Task goal — Reproduce the listing below without changes, except that pictures are left out.

Supplied data —
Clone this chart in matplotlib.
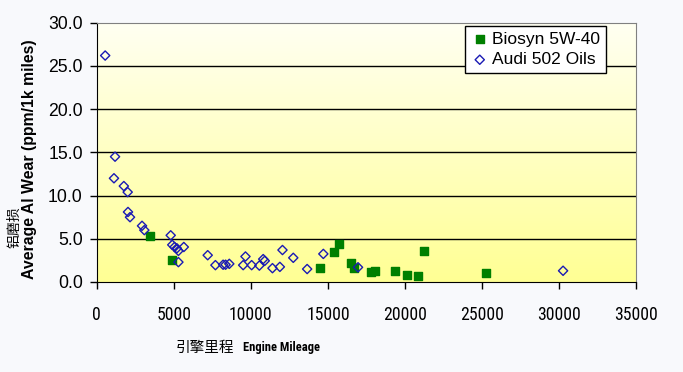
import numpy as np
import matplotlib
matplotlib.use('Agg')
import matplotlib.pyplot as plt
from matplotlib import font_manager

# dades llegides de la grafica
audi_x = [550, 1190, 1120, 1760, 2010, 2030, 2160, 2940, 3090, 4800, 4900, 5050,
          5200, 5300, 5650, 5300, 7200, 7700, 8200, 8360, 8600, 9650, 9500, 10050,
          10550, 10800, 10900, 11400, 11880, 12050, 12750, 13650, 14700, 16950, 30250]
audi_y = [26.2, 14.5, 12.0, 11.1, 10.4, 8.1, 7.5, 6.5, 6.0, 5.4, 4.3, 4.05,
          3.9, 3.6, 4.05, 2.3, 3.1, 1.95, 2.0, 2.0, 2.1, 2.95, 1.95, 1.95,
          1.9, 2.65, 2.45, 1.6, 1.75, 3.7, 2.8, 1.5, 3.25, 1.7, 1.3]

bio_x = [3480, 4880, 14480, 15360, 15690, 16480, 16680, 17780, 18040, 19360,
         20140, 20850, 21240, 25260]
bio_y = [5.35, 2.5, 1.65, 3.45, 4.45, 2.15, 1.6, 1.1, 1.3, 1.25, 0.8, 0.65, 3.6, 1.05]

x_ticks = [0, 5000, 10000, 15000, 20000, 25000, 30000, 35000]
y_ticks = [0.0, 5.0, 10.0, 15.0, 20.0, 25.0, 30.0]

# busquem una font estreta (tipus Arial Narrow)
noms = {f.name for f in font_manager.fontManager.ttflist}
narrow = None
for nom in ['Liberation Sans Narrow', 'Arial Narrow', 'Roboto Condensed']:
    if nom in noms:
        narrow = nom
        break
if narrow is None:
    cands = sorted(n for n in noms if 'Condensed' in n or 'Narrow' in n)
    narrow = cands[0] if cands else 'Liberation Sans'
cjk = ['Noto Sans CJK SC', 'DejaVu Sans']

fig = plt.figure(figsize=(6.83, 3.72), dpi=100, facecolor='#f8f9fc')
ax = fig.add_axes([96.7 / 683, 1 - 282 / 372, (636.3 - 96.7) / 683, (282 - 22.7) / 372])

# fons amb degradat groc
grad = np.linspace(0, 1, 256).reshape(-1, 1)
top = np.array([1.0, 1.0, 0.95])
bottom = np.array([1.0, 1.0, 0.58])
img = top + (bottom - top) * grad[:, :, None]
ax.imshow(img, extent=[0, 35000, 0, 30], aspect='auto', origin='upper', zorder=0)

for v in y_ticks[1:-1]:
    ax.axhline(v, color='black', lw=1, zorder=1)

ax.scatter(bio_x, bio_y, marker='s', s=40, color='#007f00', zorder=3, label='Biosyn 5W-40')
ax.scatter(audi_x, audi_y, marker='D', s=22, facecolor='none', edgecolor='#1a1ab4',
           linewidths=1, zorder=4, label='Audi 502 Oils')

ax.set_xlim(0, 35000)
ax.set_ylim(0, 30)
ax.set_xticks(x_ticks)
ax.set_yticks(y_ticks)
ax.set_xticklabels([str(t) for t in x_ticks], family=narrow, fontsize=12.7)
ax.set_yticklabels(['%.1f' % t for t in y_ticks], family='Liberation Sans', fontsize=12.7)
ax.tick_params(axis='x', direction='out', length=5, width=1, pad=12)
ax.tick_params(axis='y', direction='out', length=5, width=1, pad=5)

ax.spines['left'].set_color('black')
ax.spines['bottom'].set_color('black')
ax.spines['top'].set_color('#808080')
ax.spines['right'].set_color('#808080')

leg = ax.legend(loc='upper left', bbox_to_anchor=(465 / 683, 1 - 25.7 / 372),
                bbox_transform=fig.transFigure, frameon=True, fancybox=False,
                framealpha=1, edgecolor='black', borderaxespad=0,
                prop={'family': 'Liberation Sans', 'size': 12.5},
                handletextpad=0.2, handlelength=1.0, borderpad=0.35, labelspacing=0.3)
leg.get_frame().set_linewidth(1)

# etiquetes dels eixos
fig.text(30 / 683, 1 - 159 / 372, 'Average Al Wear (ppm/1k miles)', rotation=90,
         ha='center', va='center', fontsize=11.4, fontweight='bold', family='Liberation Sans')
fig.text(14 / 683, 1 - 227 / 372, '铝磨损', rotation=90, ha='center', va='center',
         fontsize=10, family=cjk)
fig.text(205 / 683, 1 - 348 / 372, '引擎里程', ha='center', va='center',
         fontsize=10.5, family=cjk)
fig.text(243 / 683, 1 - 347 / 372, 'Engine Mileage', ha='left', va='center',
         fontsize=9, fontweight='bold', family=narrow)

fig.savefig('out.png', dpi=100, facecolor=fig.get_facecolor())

Exercise response —
Clone this chart in matplotlib.
import numpy as np
import matplotlib
matplotlib.use('Agg')
import matplotlib.pyplot as plt
from matplotlib import font_manager

# dades llegides de la grafica
audi_x = [550, 1190, 1120, 1760, 2010, 2030, 2160, 2940, 3090, 4800, 4900, 5050,
          5200, 5300, 5650, 5300, 7200, 7700, 8200, 8360, 8600, 9650, 9500, 10050,
          10550, 10800, 10900, 11400, 11880, 12050, 12750, 13650, 14700, 16950, 30250]
audi_y = [26.2, 14.5, 12.0, 11.1, 10.4, 8.1, 7.5, 6.5, 6.0, 5.4, 4.3, 4.05,
          3.9, 3.6, 4.05, 2.3, 3.1, 1.95, 2.0, 2.0, 2.1, 2.95, 1.95, 1.95,
          1.9, 2.65, 2.45, 1.6, 1.75, 3.7, 2.8, 1.5, 3.25, 1.7, 1.3]

bio_x = [3480, 4880, 14480, 15360, 15690, 16480, 16680, 17780, 18040, 19360,
         20140, 20850, 21240, 25260]
bio_y = [5.35, 2.5, 1.65, 3.45, 4.45, 2.15, 1.6, 1.1, 1.3, 1.25, 0.8, 0.65, 3.6, 1.05]

x_ticks = [0, 5000, 10000, 15000, 20000, 25000, 30000, 35000]
y_ticks = [0.0, 5.0, 10.0, 15.0, 20.0, 25.0, 30.0]

# busquem una font estreta (tipus Arial Narrow)
noms = {f.name for f in font_manager.fontManager.ttflist}
narrow = None
for nom in ['Liberation Sans Narrow', 'Arial Narrow', 'Roboto Condensed']:
    if nom in noms:
        narrow = nom
        break
if narrow is None:
    cands = sorted(n for n in noms if 'Condensed' in n or 'Narrow' in n)
    narrow = cands[0] if cands else 'Liberation Sans'
cjk = ['Noto Sans CJK SC', 'DejaVu Sans']

fig = plt.figure(figsize=(6.83, 3.72), dpi=100, facecolor='#f8f9fc')
ax = fig.add_axes([96.7 / 683, 1 - 282 / 372, (636.3 - 96.7) / 683, (282 - 22.7) / 372])

# fons amb degradat groc
grad = np.linspace(0, 1, 256).reshape(-1, 1)
top = np.array([1.0, 1.0, 0.95])
bottom = np.array([1.0, 1.0, 0.58])
img = top + (bottom - top) * grad[:, :, None]
ax.imshow(img, extent=[0, 35000, 0, 30], aspect='auto', origin='upper', zorder=0)

for v in y_ticks[1:-1]:
    ax.axhline(v, color='black', lw=1, zorder=1)

ax.scatter(bio_x, bio_y, marker='s', s=40, color='#007f00', zorder=3, label='Biosyn 5W-40')
ax.scatter(audi_x, audi_y, marker='D', s=22, facecolor='none', edgecolor='#1a1ab4',
           linewidths=1, zorder=4, label='Audi 502 Oils')

ax.set_xlim(0, 35000)
ax.set_ylim(0, 30)
ax.set_xticks(x_ticks)
ax.set_yticks(y_ticks)
ax.set_xticklabels([str(t) for t in x_ticks], family=narrow, fontsize=12.7)
ax.set_yticklabels(['%.1f' % t for t in y_ticks], family='Liberation Sans', fontsize=12.7)
ax.tick_params(axis='x', direction='out', length=5, width=1, pad=12)
ax.tick_params(axis='y', direction='out', length=5, width=1, pad=5)

ax.spines['left'].set_color('black')
ax.spines['bottom'].set_color('black')
ax.spines['top'].set_color('#808080')
ax.spines['right'].set_color('#808080')

leg = ax.legend(loc='upper left', bbox_to_anchor=(465 / 683, 1 - 25.7 / 372),
                bbox_transform=fig.transFigure, frameon=True, fancybox=False,
                framealpha=1, edgecolor='black', borderaxespad=0,
                prop={'family': 'Liberation Sans', 'size': 12.5},
                handletextpad=0.2, handlelength=1.0, borderpad=0.35, labelspacing=0.3)
leg.get_frame().set_linewidth(1)

# etiquetes dels eixos
fig.text(30 / 683, 1 - 159 / 372, 'Average Al Wear (ppm/1k miles)', rotation=90,
         ha='center', va='center', fontsize=11.4, fontweight='bold', family='Liberation Sans')
fig.text(14 / 683, 1 - 227 / 372, '铝磨损', rotation=90, ha='center', va='center',
         fontsize=10, family=cjk)
fig.text(205 / 683, 1 - 348 / 372, '引擎里程', ha='center', va='center',
         fontsize=10.5, family=cjk)
fig.text(243 / 683, 1 - 347 / 372, 'Engine Mileage', ha='left', va='center',
         fontsize=9, fontweight='bold', family=narrow)

fig.savefig('out.png', dpi=100, facecolor=fig.get_facecolor())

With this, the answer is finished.